Even the eating establishments close early, limiting dinner choices to the City Hotel Restaurant, El Jardin, a Mexican restaurant across Parrotts Ferry Rd., or Lickskillet Café(open Thursdays through Sundays only, plus Wednesdays when Fallon Theatre has a performance), unless you are willing to settle for a sandwich in the What Cheer Saloon.
Planning Your Trip
Here’s the essential information you’ll need to plan a trip to Columbia, California:
Where to Stay:
The main hotels are the City Hotel and the Fallon Hotel, both 19th century reproductions. Room rates range from $65 for a tiny room with no bathroom in the Fallon Hotel to $130 for a larger room with bathroom in either hotel that can accommodate a family of five. Room rates include an attractively presented breakfast with fresh fruit, cereals, muffins and eggs. In the 19th century, television hadn’t been invented, so don’t expect to find one in your room. At City Hotel, we did find a cabinet full of board games in the parlor available for guests to borrow. And the hotels have succumbed to modernity in some particulars; they are air-conditioned and contain indoor plumbing. Columbia’s website lists motels, all of which are located outside the town proper, and trailer and RV parks.
Where to Eat:
City Hotel Restaurant offers gourmet cuisine and over 150 selections of California wine. The entrees, priced at $15-30, include intriguing options such as grilled lamb chops with mint-achiote butter, port demi-glace, and dried cherry quinoa.
What Cheer Saloon and Brown’s Coffee House and Sweets Saloon both offer the espresso family of beverages.
For lunch, try either What Cheer Saloon or Jack Douglass Saloon for moderately-priced sandwiches, fries, nachos, hot dogs and soft drinks. Both establishments are located on Main Street.

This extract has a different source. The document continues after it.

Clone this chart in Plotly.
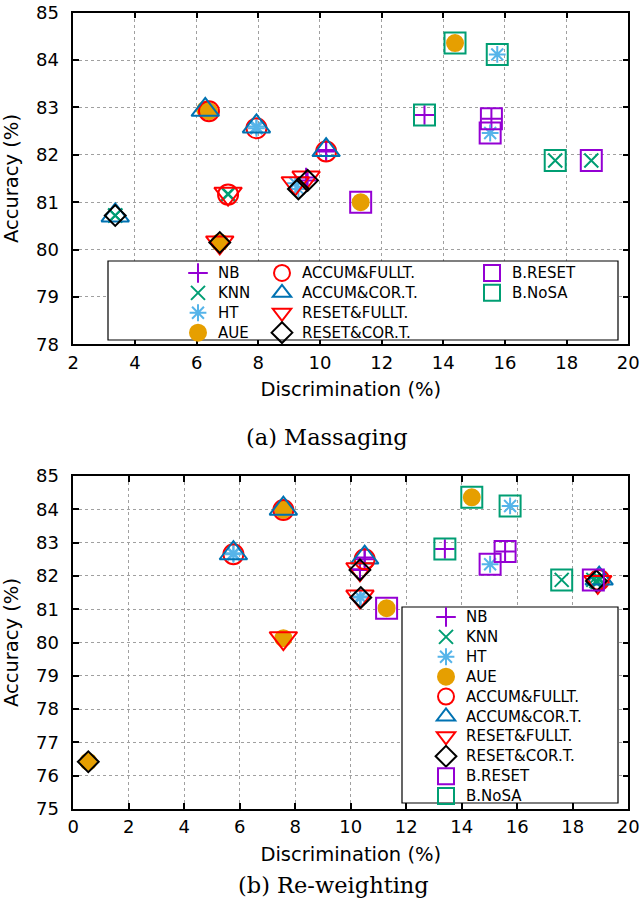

There isn’t any significant nightlife, excepting live theatre at the Fallon Theatre on Wednesday through Sunday nights.
The General Store has a variety of provisions from sunscreen and souvenirs to foodstuffs and toiletries.
Columbia is located about an hour west of Yosemite via routes 120E and 49N and about 3 hours east of San Francisco. From the Bay Area, take Highway 580E to 205 through Tracy, catch 5N, then follow 120 in the direction of Yosemite (in Oakdale, it becomes 108/120E) as far as Sonora, then take 49N to Parrotts Ferry Rd.